Aucune de ses peintures n'est signée,
comme d'usage au Moyen Âge, et aucun document d'archive le
concernant n'est connu. Il porte son nom de convention
d'après une de ses œuvres principales, un retable
installé à l'origine dans l'église Sainte-Colombe
de Cologne et qui montre au centre l'apôtre Barthélemy.
Dans la pupille de l’œil droit du dragon sur le volet
droit de ce triptyque on peut deviner l'esquisse d'un visage qui
est possiblement un autoportrait de l'artiste.

Le Maître de saint Barthélemy
et son atelier ont produit de nombreux retables et tableaux pour
les églises colonaises. L'origine du Maître
est discutée. D'une part, l'influence de Stefan Lochner
est manifeste et parle pour une origine colonaise ou au
moins pour une formation à Cologne, d'autre part, les
influences néerlandaises sont tout aussi visibles.
Il est plus communément admis qu'il est d'origine
néerlandaise, d'Utrecht ou d'Arnhem en Gueldre.

Le fait qu'il ait exécuté
ses plus importantes commandes pour la chartreuse de Cologne a conduits
certains spécialistes à penser qu'il pouvait être
lui-même un chartreux, moine ou convers. D'un autre
côté, le nombre important de ses œuvres
conduit à privilégier l'existence d'un atelier plus
en contact avec la société colonaise et l'évolution
de la mode comme le reflètent dans son style la précision
des étoffes, des coiffes, des bijoux et autres objets du
monde, ainsi que la rencontre de femmes visiblement représentées
dans ses peintures. Ceci est difficile à imaginer
dans une chartreuse.

Son œuvre, où les
personnages et les objets sont d'une plasticité remarquable,
se situe entre l'art gothique tardif et le début de la Renaissance.
L'artiste se montre éclectique et personnel dans
le choix des éléments de style et des thèmes
de ses tableaux. L'influence de la miniature néerlandaise
est visible, d'ailleurs il l'a lui-même pratiquée.
Il sait adapter le style flamand, comme Rogier van der Weyden, à
la piété colonaise exprimée par Stefan Lochner.

Le raffinement des couleurs,
le chatoiement des tissus, la richesse décorative, les formes
extravagantes, les gestes contournés, le soin d'orfèvre
pour le détail, un goût presque obsessionnel pour la
préciosité des matières, sont typiques de son
style personnel.
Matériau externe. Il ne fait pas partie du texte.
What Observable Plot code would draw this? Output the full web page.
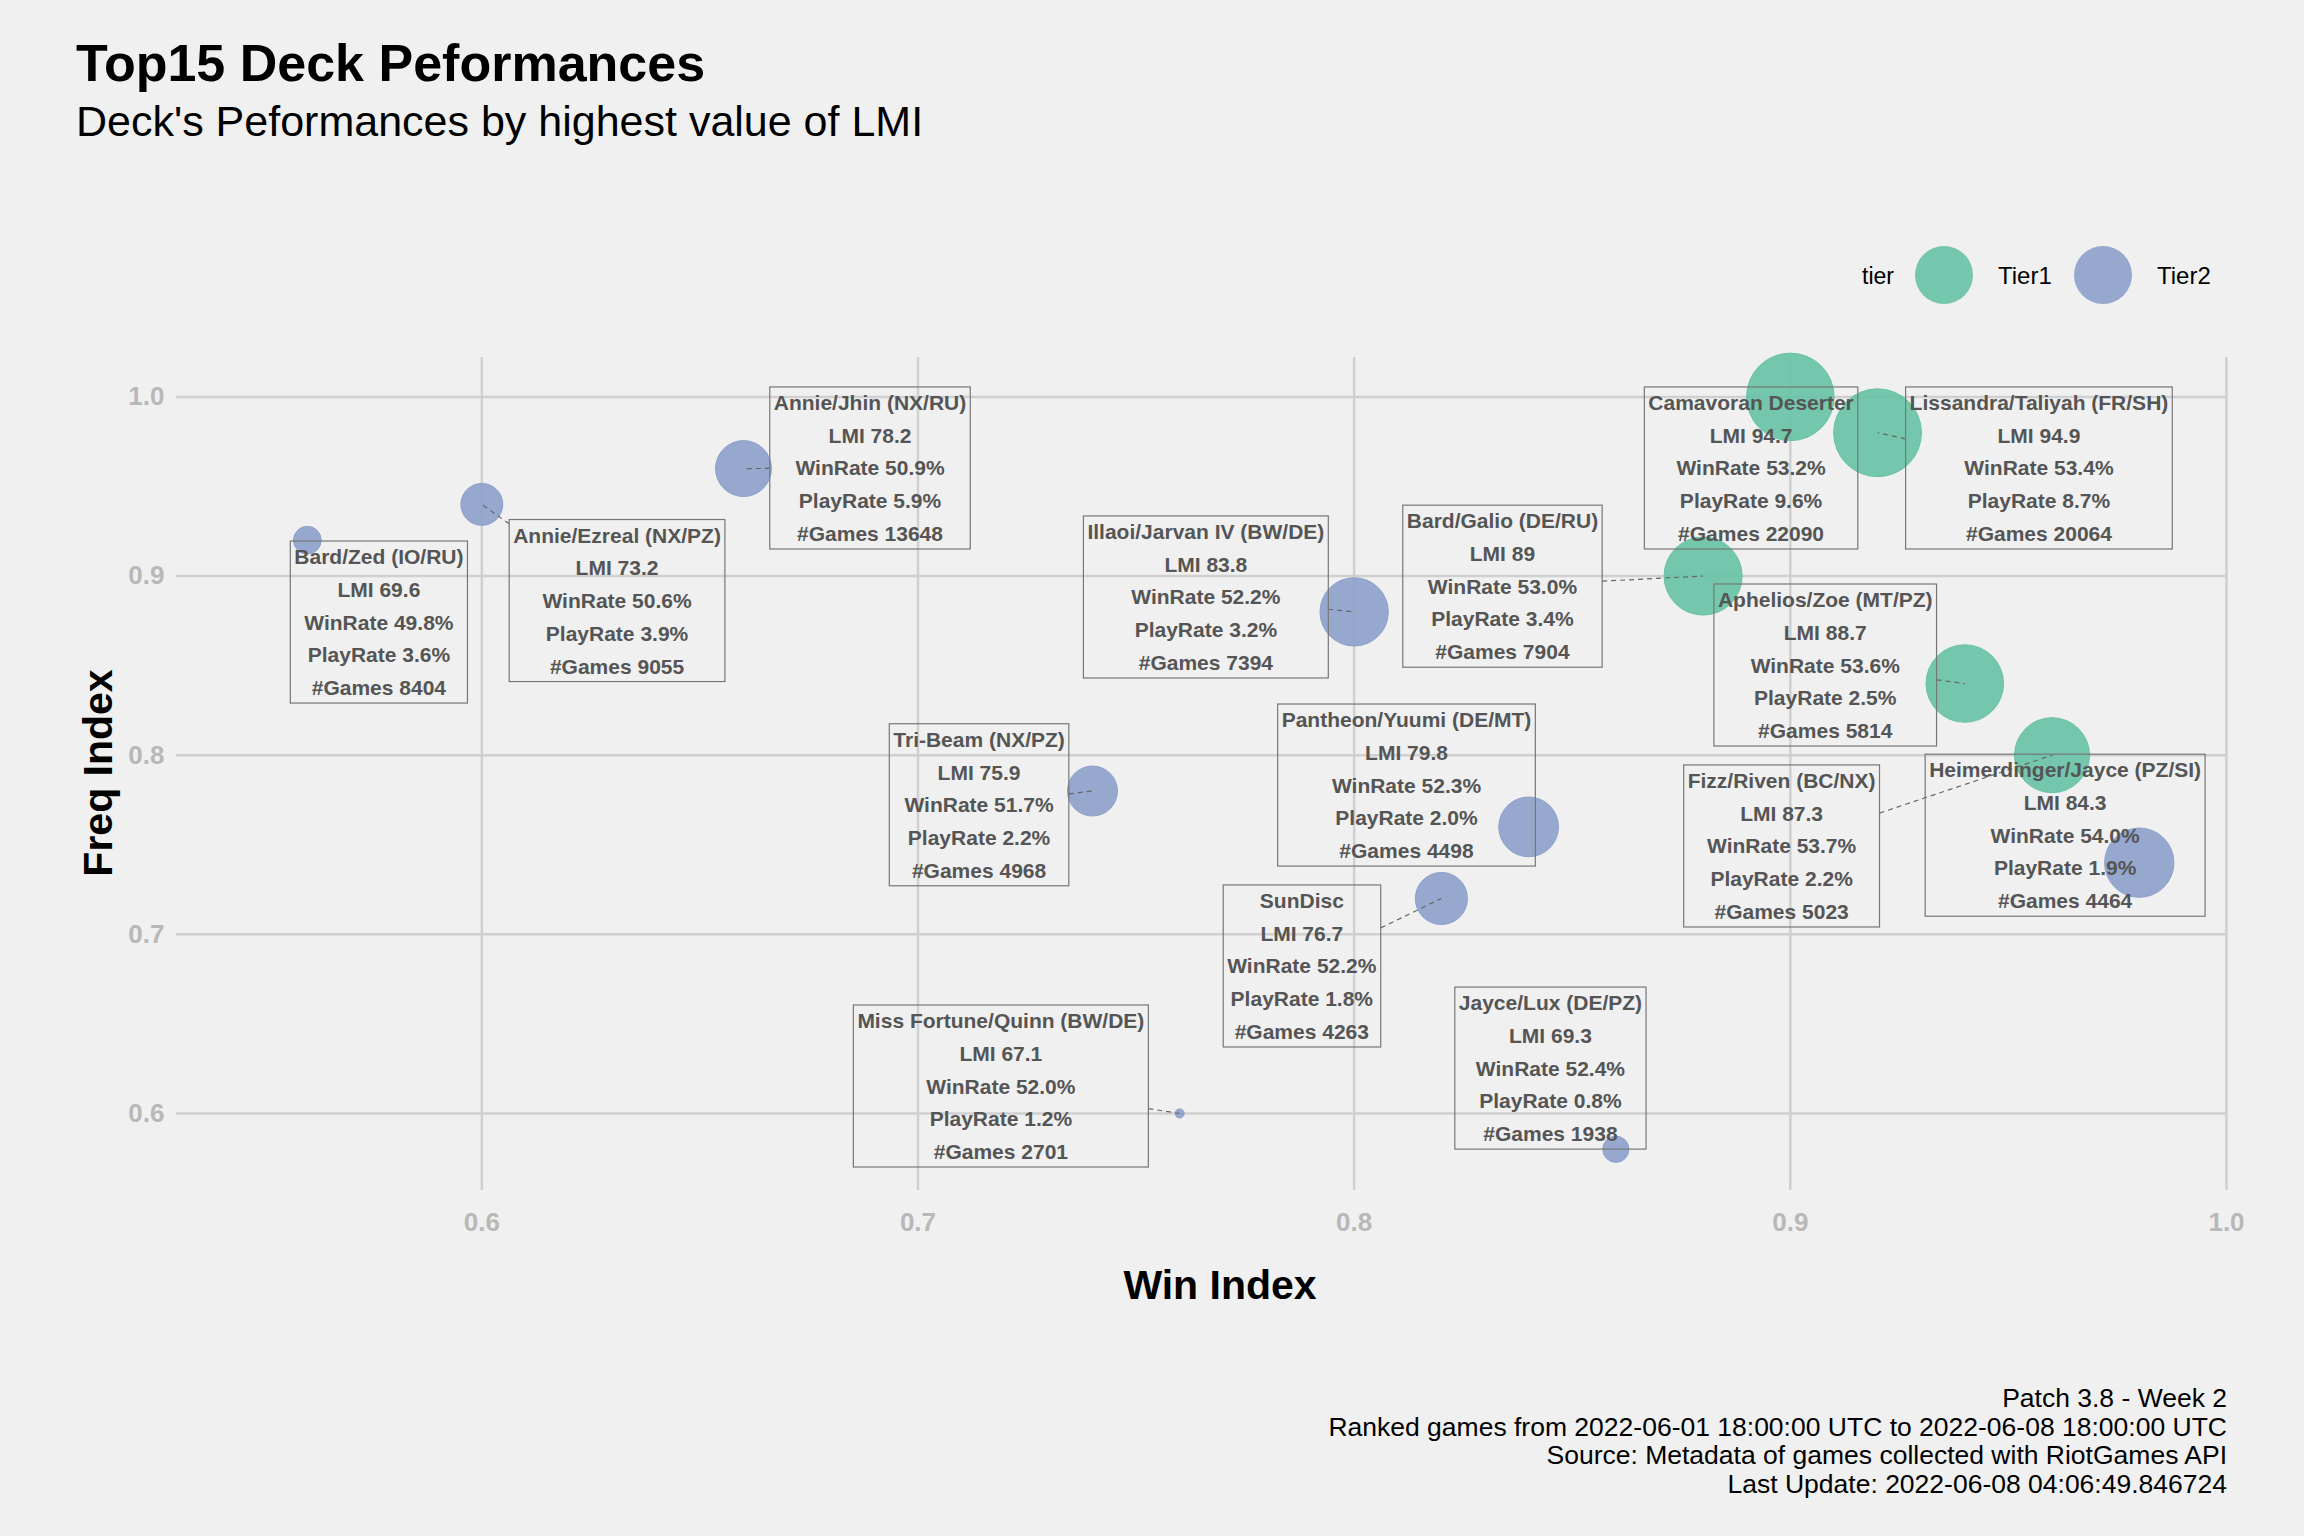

À une époque où la
peinture change profondément, le peintre reste attaché
aux formes et à l'esprit gothiques, peut-être marqué
par l'atmosphère spirituelle du couvent des chartreux de
Cologne, l'un de ses commanditaires importants. Il
est considéré comme le principal représentant
de la peinture gothique tardive à Cologne.

Un peu moins d'une trentaine
de tableaux sont attribués au Maître de saint Barthélemy
sur la base de similitudes stylistiques ; parmi eux, on peut distinguer
plusieurs mains, et notamment deux compagnons de son atelier
(et d'autres collaborateurs sous leur autorité). Certains
tableaux possèdent des fortes similarités thématiques
et de composition et sont de qualité très inégale,
comme la Descente de croix de Philadelphie, et on peut penser qu'ils
ont été copiés, pour certains plusieurs
fois, comme la Sainte Famille, par des membres de son atelier ou
de son entourage ou même plus tardivement par des successeurs.